Monday, January 16, 2012

My journey as a grant writer...

My journey as a grant writer officially started in November 2011. The thought had been on the back burner of my mind for several months before our return from Germany. It was more of a thought of “now what?”; the “what to do with the rest of my life” question. We had just returned from a fantastic chapter in our lives, the kids are growing up and do not need micro-managing and college tuition is looming on the horizon, plus the fact I am still young.

Fortunately, I am blessed to have great, wise and insightful friends that are not afraid to share their thoughts. In one week I had three of them come at this question from three different angles. Unknowingly, they all had me heading in the same direction, the direction of working in the non-profit area of grant writing and development.

With that I was further affirmed by being offered a position at Jacob’s Ladder, Inc, a social, cultural, and educational enrichment program for gifted, at-risk children. The program has been around for twenty years helping kids in the fourth through eight grades get a handle on life and to realize the potential they have and that things can be different for them.

The program is great and solid, so I am walking into a place where I can learn tons and also help at the same time. I am getting into the rhythm of how to manage my time to meet deadlines and how to organize my Mac, all the while still being head taxi mom, cheerleader, homework checker and the other duties that go along with aforementioned.
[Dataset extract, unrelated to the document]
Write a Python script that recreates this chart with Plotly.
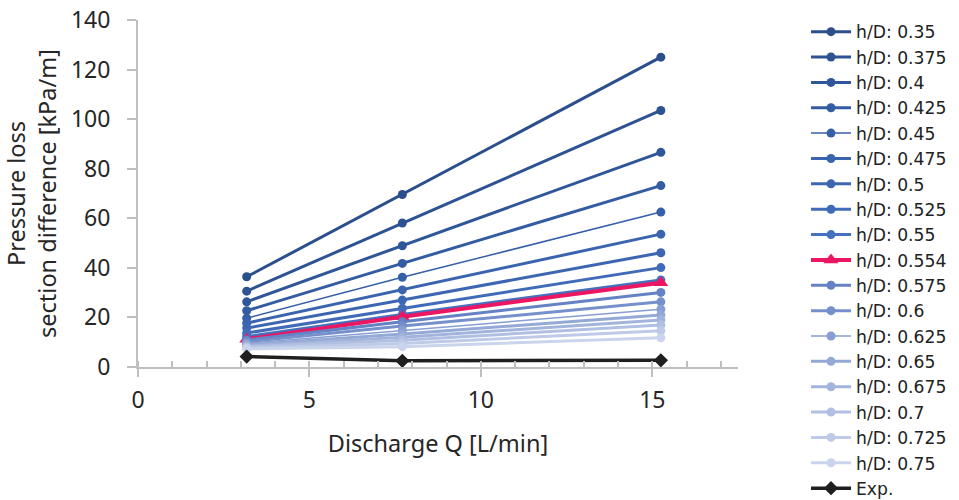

As with any new endeavor there is a learning curve. The biggest challenge of this job could seem to be finding the correct grant match for the program or it could be the waiting to see if you have won the proposal, but I am finding the hardest challenge is the writing itself. How do you find fresh easy words to describe your wonderful program to the same people that have been reading the proposals for the last twenty years and already know and support your cause? How do you find the words to describe your wonderful worthwhile program to people who don't know you at all? How do you write “150 or fewer” clear, descriptive words that all can understand? These are major parts of my new learning-curve climb. But not to fear, I am finding that when it comes to this writing subject, greater minds and talents then I have had struggled with the same problem.

Thus I end these thoughts and continue along my journey knowing that I am in good company, for as Nathaniel Hawthorne once said, “Easy reading is damn hard writing.”